PROVIDED DATA:
------
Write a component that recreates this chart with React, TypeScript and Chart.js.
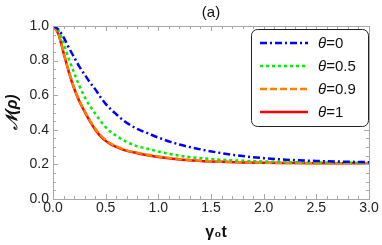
import React, { useEffect, useRef } from "react";
import { Chart, registerables } from "chart.js";

Chart.register(...registerables);

const tValues = [0, 0.05, 0.1, 0.15, 0.2, 0.25, 0.3, 0.35, 0.4, 0.45, 0.5, 0.55, 0.6, 0.65, 0.7, 0.8, 0.9, 1.0, 1.2, 1.4, 1.6, 1.8, 2.0, 2.25, 2.5, 2.75, 3.0];
const theta0 = [1.0, 0.98, 0.935, 0.875, 0.82, 0.765, 0.72, 0.675, 0.635, 0.59, 0.55, 0.518, 0.49, 0.463, 0.44, 0.405, 0.38, 0.355, 0.315, 0.287, 0.265, 0.248, 0.236, 0.226, 0.22, 0.216, 0.213];
const theta05 = [1.0, 0.975, 0.9, 0.81, 0.73, 0.655, 0.59, 0.538, 0.495, 0.452, 0.415, 0.387, 0.365, 0.346, 0.33, 0.305, 0.29, 0.275, 0.25, 0.236, 0.227, 0.221, 0.217, 0.213, 0.211, 0.21, 0.209];
const theta09 = [1.0, 0.957, 0.85, 0.74, 0.645, 0.57, 0.51, 0.455, 0.408, 0.37, 0.341, 0.32, 0.305, 0.292, 0.281, 0.268, 0.256, 0.246, 0.231, 0.221, 0.216, 0.212, 0.21, 0.208, 0.207, 0.207, 0.207];
const theta1 = [1.0, 0.955, 0.845, 0.735, 0.64, 0.565, 0.505, 0.45, 0.402, 0.364, 0.336, 0.316, 0.301, 0.288, 0.278, 0.265, 0.253, 0.243, 0.229, 0.22, 0.215, 0.211, 0.209, 0.208, 0.207, 0.207, 0.207];
const seriesLabels = ["θ=0", "θ=0.5", "θ=0.9", "θ=1"];
const xTicks = [0, 0.5, 1.0, 1.5, 2.0, 2.5, 3.0];
const yTicks = [0, 0.2, 0.4, 0.6, 0.8, 1.0];

const FRAME = "#a8a8a8";
const TICKTXT = "#222222";
const FONT = "'Liberation Sans', Arial, sans-serif";

const framePlugin = {
  id: "frame",
  afterDraw(chart: any) {
    const { ctx, chartArea: a, scales } = chart;
    const xs = scales.x;
    const ys = scales.y;
    ctx.save();
    ctx.strokeStyle = FRAME;
    ctx.lineWidth = 1;
    ctx.strokeRect(Math.round(a.left) + 0.5, Math.round(a.top) + 0.5, Math.round(a.right - a.left), Math.round(a.bottom - a.top));
    ctx.beginPath();
    for (let i = 0; i <= 30; i++) {
      const v = i / 10;
      const major = i % 5 === 0;
      const len = major ? 5 : 3;
      const px = Math.round(xs.getPixelForValue(v)) + 0.5;
      ctx.moveTo(px, a.bottom);
      ctx.lineTo(px, a.bottom - len);
      ctx.moveTo(px, a.top);
      ctx.lineTo(px, a.top + len);
    }
    for (let i = 0; i <= 20; i++) {
      const v = i / 20;
      const major = i % 4 === 0;
      const len = major ? 5 : 3;
      const py = Math.round(ys.getPixelForValue(v)) + 0.5;
      ctx.moveTo(a.left, py);
      ctx.lineTo(a.left + len, py);
      ctx.moveTo(a.right, py);
      ctx.lineTo(a.right - len, py);
    }
    ctx.stroke();

    // title
    ctx.fillStyle = "#111";
    ctx.font = `15px ${FONT}`;
    ctx.textAlign = "center";
    ctx.textBaseline = "middle";
    ctx.fillText("(a)", 211, 13);

    // axis titles
    ctx.font = `bold 16px ${FONT}`;
    ctx.fillText("γ₀t", 216, 233);
    ctx.save();
    ctx.translate(13, 112);
    ctx.rotate(-Math.PI / 2);
    ctx.font = `bold italic 16px ${FONT}`;
    ctx.fillText("𝒩(ρ)", 0, 0);
    ctx.restore();

    // legend
    const lx = 251.5, ly = 29.5, lw = 117, lh = 97, r = 6;
    ctx.beginPath();
    ctx.moveTo(lx + r, ly);
    ctx.lineTo(lx + lw - r, ly);
    ctx.arcTo(lx + lw, ly, lx + lw, ly + r, r);
    ctx.lineTo(lx + lw, ly + lh - r);
    ctx.arcTo(lx + lw, ly + lh, lx + lw - r, ly + lh, r);
    ctx.lineTo(lx + r, ly + lh);
    ctx.arcTo(lx, ly + lh, lx, ly + lh - r, r);
    ctx.lineTo(lx, ly + r);
    ctx.arcTo(lx, ly, lx + r, ly, r);
    ctx.closePath();
    ctx.fillStyle = "#fff";
    ctx.fill();
    ctx.strokeStyle = "#222";
    ctx.lineWidth = 1;
    ctx.stroke();
    chart.data.datasets.forEach((ds: any, i: number) => {
      const y = 43 + i * 23;
      ctx.beginPath();
      ctx.setLineDash(ds.borderDash || []);
      ctx.strokeStyle = ds.borderColor;
      ctx.lineWidth = ds.borderWidth;
      ctx.moveTo(260, y);
      ctx.lineTo(308, y);
      ctx.stroke();
      ctx.setLineDash([]);
      ctx.fillStyle = "#111";
      ctx.textAlign = "left";
      ctx.font = `italic 15px ${FONT}`;
      const th = "θ";
      ctx.fillText(th, 318, y + 1);
      const w = ctx.measureText(th).width;
      ctx.font = `15px ${FONT}`;
      ctx.fillText(ds.label.slice(1), 318 + w, y + 1);
    });
    ctx.restore();
  },
};

export default function App() {
  const ref = useRef<HTMLCanvasElement>(null);
  useEffect(() => {
    document.body.style.margin = "0";
    const mk = (data: number[]) => tValues.map((t, i) => ({ x: t, y: data[i] }));
    const chart = new Chart(ref.current!, {
      type: "line",
      data: {
        datasets: [
          { label: seriesLabels[0], data: mk(theta0), borderColor: "#0000ff", borderWidth: 2.5, borderDash: [7, 3, 2, 3], pointRadius: 0, fill: false, cubicInterpolationMode: "monotone" },
          { label: seriesLabels[1], data: mk(theta05), borderColor: "#00ee00", borderWidth: 2.5, borderDash: [3, 3], pointRadius: 0, fill: false, cubicInterpolationMode: "monotone" },
          { label: seriesLabels[2], data: mk(theta09), borderColor: "#ff8000", borderWidth: 2.5, borderDash: [7, 3], pointRadius: 0, fill: false, cubicInterpolationMode: "monotone" },
          { label: seriesLabels[3], data: mk(theta1), borderColor: "#ff0000", borderWidth: 2.5, pointRadius: 0, fill: false, cubicInterpolationMode: "monotone" },
        ] as any,
      },
      options: {
        responsive: false,
        animation: false,
        layout: { padding: { top: 26, right: 13, left: 0, bottom: 0 } },
        plugins: { legend: { display: false }, tooltip: { enabled: false }, title: { display: false } },
        scales: {
          x: {
            type: "linear",
            min: 0,
            max: 3,
            afterBuildTicks: (s: any) => { s.ticks = xTicks.map((v) => ({ value: v })); },
            afterFit: (s: any) => { s.height = 46; },
            ticks: { color: TICKTXT, font: { size: 14, family: FONT }, padding: 1, maxRotation: 0, callback: (v: any) => Number(v).toFixed(1) },
            grid: { display: false, drawTicks: false },
            border: { display: false },
          },
          y: {
            type: "linear",
            min: 0,
            max: 1,
            afterBuildTicks: (s: any) => { s.ticks = yTicks.map((v) => ({ value: v })); },
            afterFit: (s: any) => { s.width = 53; },
            ticks: { color: TICKTXT, font: { size: 14, family: FONT }, padding: 4, callback: (v: any) => Number(v).toFixed(1) },
            grid: { display: false, drawTicks: false },
            border: { display: false },
          },
        },
      },
      plugins: [framePlugin],
    });
    return () => chart.destroy();
  }, []);
  return <canvas ref={ref} width={382} height={245} style={{ display: "block" }} />;
}
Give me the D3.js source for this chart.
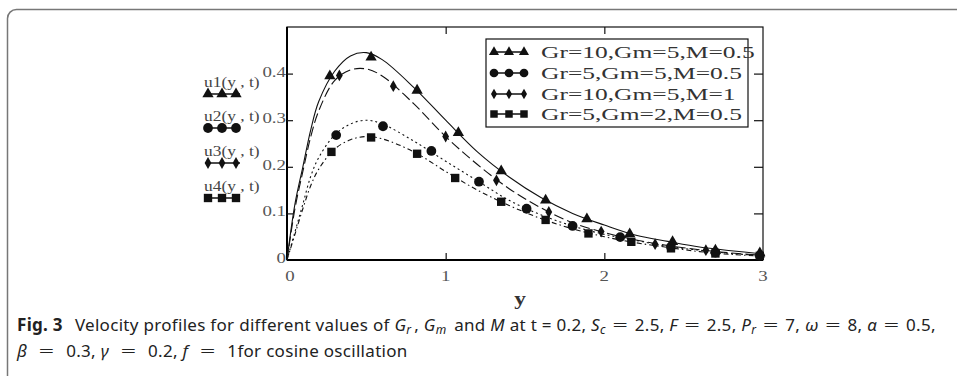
<!DOCTYPE html>
<html>
<head>
<meta charset="utf-8">
<script src="https://cdn.jsdelivr.net/npm/d3@7"></script>
<style>
  body { margin: 0; background: #fff; }
  svg text { font-family: "Liberation Serif", "DejaVu Serif", serif; }
  .cap { font-family: "Noto Sans", "Open Sans", sans-serif; fill: #222; }
</style>
</head>
<body>
<svg id="chart" width="957" height="376"></svg>
<script>
// sample positions along y and the four velocity profiles
const ys = [0, 0.05, 0.1, 0.15, 0.2, 0.3, 0.4, 0.5, 0.6, 0.8, 1.0, 1.2, 1.4, 1.6, 1.8, 2.0, 2.2, 2.4, 2.6, 2.8, 3.0];
const u1 = [0, 0.12, 0.2, 0.28, 0.34, 0.405, 0.438, 0.445, 0.43, 0.37, 0.30, 0.232, 0.178, 0.134, 0.1, 0.075, 0.053, 0.04, 0.028, 0.02, 0.013];
const u2 = [0, 0.06, 0.12, 0.18, 0.22, 0.268, 0.292, 0.30, 0.292, 0.255, 0.212, 0.17, 0.128, 0.097, 0.073, 0.055, 0.042, 0.029, 0.021, 0.014, 0.009];
const u3 = [0, 0.11, 0.19, 0.265, 0.32, 0.385, 0.408, 0.41, 0.395, 0.335, 0.265, 0.205, 0.153, 0.112, 0.08, 0.059, 0.043, 0.031, 0.022, 0.015, 0.01];
const u4 = [0, 0.055, 0.11, 0.16, 0.195, 0.238, 0.258, 0.265, 0.26, 0.232, 0.19, 0.15, 0.117, 0.089, 0.067, 0.05, 0.037, 0.027, 0.018, 0.012, 0.008];

// marker positions [y, u]
const u1Marks = [[0.27,0.395],[0.53,0.435],[0.82,0.364],[1.08,0.273],[1.35,0.191],[1.63,0.128],[1.89,0.088],[2.16,0.056],[2.43,0.039],[2.70,0.021],[2.98,0.015]];
const u2Marks = [[0.31,0.268],[0.605,0.287],[0.91,0.234],[1.21,0.168],[1.51,0.11],[1.80,0.073],[2.10,0.049],[2.42,0.028],[2.70,0.016],[2.98,0.009]];
const u3Marks = [[0.33,0.396],[0.67,0.373],[1.0,0.265],[1.32,0.171],[1.65,0.103],[1.98,0.061],[2.32,0.034],[2.64,0.021],[2.98,0.011]];
const u4Marks = [[0.28,0.232],[0.53,0.263],[0.82,0.228],[1.06,0.176],[1.35,0.125],[1.63,0.086],[1.90,0.057],[2.17,0.039],[2.42,0.025],[2.70,0.014],[2.98,0.009]];

const legendLabels = ["Gr=10,Gm=5,M=0.5", "Gr=5,Gm=5,M=0.5", "Gr=10,Gm=5,M=1", "Gr=5,Gm=2,M=0.5"];
const sideLabels = ["u1(y , t)", "u2(y , t)", "u3(y , t)", "u4(y , t)"];
const xTicks = [0, 1, 2, 3];
const yTicks = [0, 0.1, 0.2, 0.3, 0.4];

const svg = d3.select("#chart");

// outer frame
svg.append("rect")
  .attr("x", 7.5).attr("y", 9.5)
  .attr("width", 1000).attr("height", 420)
  .attr("rx", 9)
  .attr("fill", "none").attr("stroke", "#777").attr("stroke-width", 1.5);

const x = d3.scaleLinear().domain([0, 3]).range([287, 763]);
const y = d3.scaleLinear().domain([0, 0.5]).range([260, 27]);

// stretched serif text (original figure was widened)
function stext(g, px, py, str, size, sx, anchor, fill) {
  return g.append("text")
    .attr("transform", `translate(${px},${py}) scale(${sx},1)`)
    .attr("text-anchor", anchor || "start")
    .style("font-size", size + "px")
    .attr("fill", fill || "#444")
    .text(str);
}

const plot = svg.append("g");

// plot frame
plot.append("rect")
  .attr("x", x(0)).attr("y", y(0.5))
  .attr("width", x(3) - x(0)).attr("height", y(0) - y(0.5))
  .attr("fill", "none").attr("stroke", "#111").attr("stroke-width", 1.2);
plot.append("line")
  .attr("x1", x(0)).attr("x2", x(0)).attr("y1", y(0.5)).attr("y2", y(0))
  .attr("stroke", "#000").attr("stroke-width", 2);
plot.append("line")
  .attr("x1", x(0)).attr("x2", x(3)).attr("y1", y(0)).attr("y2", y(0))
  .attr("stroke", "#000").attr("stroke-width", 1.8);

// inside ticks on all four sides
const innerX = [1, 2], innerY = [0.1, 0.2, 0.3, 0.4];
function addAxis(axis, tf) {
  const g = plot.append("g").attr("transform", tf).call(axis);
  g.select(".domain").remove();
  g.selectAll("line").attr("stroke", "#111").attr("stroke-width", 1.2);
}
addAxis(d3.axisBottom(x).tickValues(innerX).tickSize(-7).tickFormat(""), `translate(0,${y(0)})`);
addAxis(d3.axisTop(x).tickValues(innerX).tickSize(-7).tickFormat(""), `translate(0,${y(0.5)})`);
addAxis(d3.axisLeft(y).tickValues(innerY).tickSize(-6).tickFormat(""), `translate(${x(0)},0)`);
addAxis(d3.axisRight(y).tickValues(innerY).tickSize(-9).tickFormat(""), `translate(${x(3)},0)`);

// tick labels
yTicks.forEach(v => stext(plot, x(0) - 1, y(v) + 3, v === 0 ? "0" : String(v), 14, 1.35, "end", "#555"));
xTicks.forEach(v => stext(plot, x(v) + (v === 0 ? 3 : 0), y(0) + 21, String(v), 14, 1.35, "middle", "#555"));

stext(svg, 520, 305, "y", 18, 1.3, "middle", "#333").style("font-weight", "bold");

// curves
const series = [
  { vals: u1, marks: u1Marks, dash: null, sym: d3.symbolTriangle, size: 55 },
  { vals: u2, marks: u2Marks, dash: "2,3", sym: d3.symbolCircle, size: 75 },
  { vals: u3, marks: u3Marks, dash: "10,4", sym: d3.symbolDiamond, size: 40 },
  { vals: u4, marks: u4Marks, dash: "5,3,1.5,3", sym: d3.symbolSquare, size: 70 }
];

const line = d3.line()
  .x(d => x(d[0])).y(d => y(d[1]))
  .curve(d3.curveCatmullRom.alpha(0.5));

series.forEach(s => {
  plot.append("path")
    .datum(ys.map((v, i) => [v, s.vals[i]]))
    .attr("d", line)
    .attr("fill", "none").attr("stroke", "#111").attr("stroke-width", 1.1)
    .attr("stroke-dasharray", s.dash);
  plot.selectAll(null)
    .data(s.marks)
    .enter().append("path")
    .attr("transform", d => `translate(${x(d[0])},${y(d[1])})`)
    .attr("d", d3.symbol().type(s.sym).size(s.size))
    .attr("fill", "#111");
});

// legend box in plot
const lg = svg.append("g");
lg.append("rect")
  .attr("x", 486).attr("y", 39).attr("width", 262).attr("height", 88)
  .attr("fill", "#fff").attr("stroke", "#111").attr("stroke-width", 1.2);
const rowY = [52, 73, 94, 114];
legendLabels.forEach((lab, i) => {
  const s = series[i];
  lg.append("line")
    .attr("x1", 492).attr("x2", 526).attr("y1", rowY[i]).attr("y2", rowY[i])
    .attr("stroke", "#111").attr("stroke-width", 1.5);
  [494, 509, 524].forEach(mx => {
    lg.append("path")
      .attr("transform", `translate(${mx},${rowY[i]})`)
      .attr("d", d3.symbol().type(s.sym).size(s.size * 0.8))
      .attr("fill", "#111");
  });
  stext(lg, 541, rowY[i] + 6, lab, 17, 1.5, "start", "#333");
});

// labels at the left of the plot
const sideY = [87, 121, 156, 191];
sideLabels.forEach((lab, i) => {
  const s = series[i];
  stext(svg, 204, sideY[i], lab, 14.5, 1.2, "start", "#444");
  const my = sideY[i] + 7;
  svg.append("line")
    .attr("x1", 205).attr("x2", 240).attr("y1", my).attr("y2", my)
    .attr("stroke", "#111").attr("stroke-width", 1.5);
  [208, 222, 236].forEach(mx => {
    svg.append("path")
      .attr("transform", `translate(${mx},${my})`)
      .attr("d", d3.symbol().type(s.sym).size(s.size))
      .attr("fill", "#111");
  });
});

// caption
function part(t, str, opts) {
  const ts = t.append("tspan").text(str);
  if (!opts) return ts;
  if (opts.b) ts.style("font-weight", "bold");
  if (opts.i) ts.style("font-style", "italic");
  if (opts.sub) ts.style("font-size", "12px").attr("dy", 3);
  if (opts.up) ts.attr("dy", -3);
  if (opts.dx) ts.attr("dx", opts.dx);
  return ts;
}
// wide math equals sign
function eq(t, gap, up) {
  const ts = t.append("tspan").text("=").attr("dx", gap)
    .style("font-family", "DejaVu Sans").style("font-size", "20px").style("font-weight", 200);
  if (up) ts.attr("dy", -3);
  return ts;
}

const c1 = svg.append("text").attr("class", "cap")
  .attr("x", 17).attr("y", 331).style("font-size", "17px").style("letter-spacing", "0.3px");
part(c1, "Fig. 3", { b: true });
part(c1, "Velocity profiles for different values of ", { dx: 12 });
part(c1, "G", { i: true }); part(c1, "r", { i: true, sub: true });
part(c1, ", ", { up: true, dx: 3 });
part(c1, "G", { i: true }); part(c1, "m", { i: true, sub: true });
part(c1, " and ", { up: true, dx: 3 }); part(c1, "M", { i: true });
part(c1, " at t = 0.2, ");
part(c1, "S", { i: true }); part(c1, "c", { i: true, sub: true });
eq(c1, 6, true); part(c1, "2.5, ", { dx: 6 });
part(c1, "F", { i: true }); eq(c1, 6); part(c1, "2.5, ", { dx: 6 });
part(c1, "P", { i: true }); part(c1, "r", { i: true, sub: true });
eq(c1, 6, true); part(c1, "7, ", { dx: 6 });
part(c1, "ω", { i: true }); eq(c1, 6); part(c1, "8, ", { dx: 6 });
part(c1, "α", { i: true }); eq(c1, 6); part(c1, "0.5,", { dx: 6 });

const c2 = svg.append("text").attr("class", "cap")
  .attr("x", 17).attr("y", 357).style("font-size", "17px").style("letter-spacing", "0.3px");
part(c2, "β", { i: true }); eq(c2, 11); part(c2, "0.3, ", { dx: 11 });
part(c2, "γ", { i: true }); eq(c2, 11); part(c2, "0.2, ", { dx: 11 });
part(c2, "f", { i: true }); eq(c2, 11); part(c2, "1for cosine oscillation", { dx: 11 });
</script>
</body>
</html>
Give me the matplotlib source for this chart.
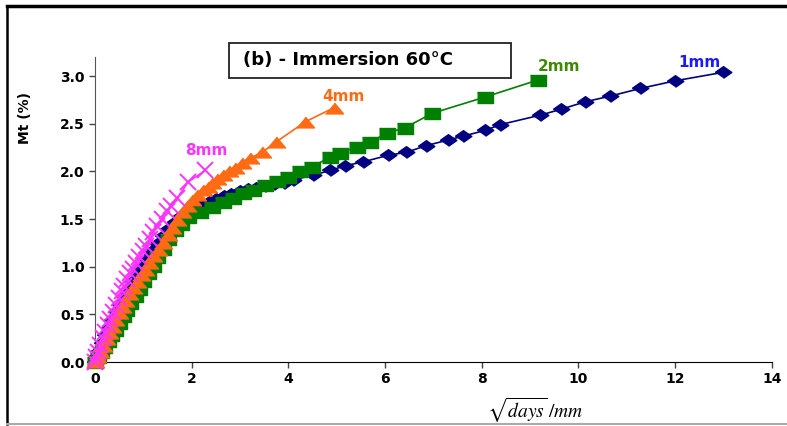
import matplotlib
matplotlib.use('Agg')
import matplotlib.pyplot as plt
from matplotlib.lines import Line2D
from matplotlib.patches import Rectangle

plt.rcParams['mathtext.fontset'] = 'stix'

# 1mm
x_1mm = [0, 0.04, 0.09, 0.15, 0.21, 0.28, 0.35, 0.43, 0.51, 0.59, 0.68, 0.77, 0.86, 0.96,
         1.06, 1.17, 1.28, 1.40, 1.52, 1.65, 1.78, 1.92, 2.06, 2.20, 2.35, 2.50, 2.66, 2.82,
         2.99, 3.16, 3.34, 3.52, 3.71, 3.90, 4.10, 4.51, 4.87, 5.18, 5.55, 6.07, 6.44, 6.85,
         7.31, 7.62, 8.07, 8.38, 9.21, 9.63, 10.14, 10.66, 11.28, 12.0, 13.0]
y_1mm = [0, 0.06, 0.12, 0.20, 0.28, 0.36, 0.44, 0.52, 0.60, 0.68, 0.76, 0.84, 0.92, 1.00,
         1.08, 1.16, 1.24, 1.32, 1.40, 1.47, 1.53, 1.58, 1.62, 1.65, 1.68, 1.71, 1.74, 1.76,
         1.79, 1.81, 1.83, 1.85, 1.87, 1.88, 1.91, 1.96, 2.01, 2.06, 2.10, 2.17, 2.20, 2.27,
         2.33, 2.37, 2.43, 2.49, 2.59, 2.65, 2.73, 2.79, 2.87, 2.95, 3.04]

# 2mm
x_2mm = [0, 0.06, 0.12, 0.19, 0.26, 0.33, 0.41, 0.49, 0.57, 0.65, 0.73, 0.82, 0.91, 1.0,
         1.09, 1.19, 1.29, 1.40, 1.52, 1.65, 1.78, 1.93, 2.17, 2.42, 2.65, 2.86, 3.06, 3.27,
         3.52, 3.77, 4.0, 4.24, 4.49, 4.87, 5.07, 5.42, 5.69, 6.04, 6.42, 6.98, 8.07, 9.17]
y_2mm = [0, 0.05, 0.10, 0.16, 0.22, 0.28, 0.34, 0.41, 0.48, 0.55, 0.62, 0.69, 0.77, 0.85,
         0.93, 1.01, 1.10, 1.19, 1.29, 1.38, 1.45, 1.52, 1.57, 1.63, 1.68, 1.72, 1.77, 1.80,
         1.86, 1.90, 1.94, 2.00, 2.05, 2.15, 2.19, 2.26, 2.31, 2.40, 2.46, 2.61, 2.78, 2.96]

# 4mm
x_4mm = [0, 0.05, 0.10, 0.16, 0.22, 0.28, 0.35, 0.42, 0.49, 0.56, 0.63, 0.71, 0.79, 0.87,
         0.95, 1.03, 1.12, 1.21, 1.30, 1.40, 1.50, 1.60, 1.70, 1.80, 1.90, 2.0, 2.1, 2.24,
         2.34, 2.42, 2.52, 2.65, 2.78, 2.90, 3.04, 3.21, 3.46, 3.75, 4.35, 4.95]
y_4mm = [0, 0.05, 0.10, 0.17, 0.24, 0.30, 0.37, 0.44, 0.51, 0.58, 0.64, 0.71, 0.78, 0.84,
         0.91, 0.97, 1.04, 1.11, 1.18, 1.25, 1.33, 1.41, 1.49, 1.57, 1.64, 1.70, 1.75, 1.80,
         1.84, 1.88, 1.92, 1.96, 2.00, 2.04, 2.09, 2.14, 2.20, 2.31, 2.52, 2.67]

# 8mm
x_8mm = [0, 0.03, 0.07, 0.11, 0.16, 0.21, 0.26, 0.31, 0.37, 0.43, 0.49, 0.55, 0.61, 0.67,
         0.73, 0.79, 0.85, 0.92, 0.99, 1.06, 1.13, 1.21, 1.29, 1.38, 1.48, 1.58, 1.70, 1.93, 2.28]
y_8mm = [0, 0.05, 0.11, 0.18, 0.25, 0.32, 0.39, 0.45, 0.52, 0.60, 0.67, 0.74, 0.80, 0.87,
         0.93, 0.98, 1.04, 1.10, 1.16, 1.22, 1.29, 1.36, 1.43, 1.50, 1.58, 1.64, 1.72, 1.89, 2.01]

x_ticks = [0, 2, 4, 6, 8, 10, 12, 14]
y_ticks = [0.0, 0.5, 1.0, 1.5, 2.0, 2.5, 3.0]

diamond = [(-1, 0), (0, 0.7), (1, 0), (0, -0.7)]
rect = [(-1, -0.72), (1, -0.72), (1, 0.72), (-1, 0.72)]
tri = [(-1, -0.6), (1, -0.6), (0, 0.6)]

fig = plt.figure(figsize=(7.87, 4.26), dpi=100)
ax = fig.add_axes([0.1207, 0.1502, 0.860, 0.716])

ax.plot(x_1mm, y_1mm, color='#000080', lw=1.2, marker=diamond, ms=12, clip_on=False, zorder=3)
ax.plot(x_2mm, y_2mm, color='#008000', lw=1.2, marker=rect, ms=11, clip_on=False, zorder=4)
ax.plot(x_4mm, y_4mm, color='#FF6A13', lw=1.2, marker=tri, ms=13, clip_on=False, zorder=5)
ax.plot(x_8mm, y_8mm, color='#FF33FF', lw=1.2, marker='x', ms=11, mew=1.4, clip_on=False, zorder=6)

ax.text(12.5, 3.14, '1mm', color='#1a1aff', fontsize=11, fontweight='bold', ha='center', va='center')
ax.text(9.6, 3.10, '2mm', color='#3d8a00', fontsize=11, fontweight='bold', ha='center', va='center')
ax.text(5.15, 2.79, '4mm', color='#FF6A13', fontsize=11, fontweight='bold', ha='center', va='center')
ax.text(2.3, 2.22, '8mm', color='#FF33FF', fontsize=11, fontweight='bold', ha='center', va='center')

ax.set_xlim(0, 14)
ax.set_ylim(0, 3.2)
ax.set_xticks(x_ticks)
ax.set_yticks(y_ticks)
ax.set_yticklabels(['%.1f' % v for v in y_ticks])
ax.tick_params(labelsize=10, length=4, width=1, color='#444444')
for lab in ax.get_xticklabels() + ax.get_yticklabels():
    lab.set_fontweight('bold')
ax.spines['top'].set_visible(False)
ax.spines['right'].set_visible(False)
ax.spines['left'].set_color('#555555')
ax.spines['bottom'].set_color('black')

ax.set_ylabel('Mt (%)', fontsize=10, fontweight='bold')
ax.yaxis.set_label_coords(-0.093, 0.80)
# x label placed by hand, it sits right of centre in the original
ax.text(0.651, -0.158, r'$\sqrt{days}\,/mm$', fontsize=14, transform=ax.transAxes,
        ha='center', va='center')

# title box
fig.patches.append(Rectangle((0.291, 0.817), 0.358, 0.082, transform=fig.transFigure,
                             fill=False, edgecolor='#222222', lw=1.3))
fig.text(0.309, 0.858, '(b) - Immersion 60°C', fontsize=13, fontweight='bold', va='center', ha='left')

# frame lines round the picture
fig.lines.append(Line2D([0.009, 1.0], [0.986, 0.986], transform=fig.transFigure, color='black', lw=2.5))
fig.lines.append(Line2D([0.009, 0.009], [0.986, 0.005], transform=fig.transFigure, color='black', lw=1.8))
fig.lines.append(Line2D([0.009, 1.0], [0.005, 0.005], transform=fig.transFigure, color='#aaaaaa', lw=1.5))

fig.savefig('out.png', dpi=100)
------
WORK TO COMPLETE: Set down again, exactly, the lines of the material above from its first line to the one with "Chart.register(...registerables);", inclusive. Leave the pictures out.

EXERCISE SOLUTION:
Write a component that recreates this chart with React, TypeScript and Chart.js.
import React, { useEffect, useRef } from "react";
import { Chart, registerables } from "chart.js";

Chart.register(...registerables);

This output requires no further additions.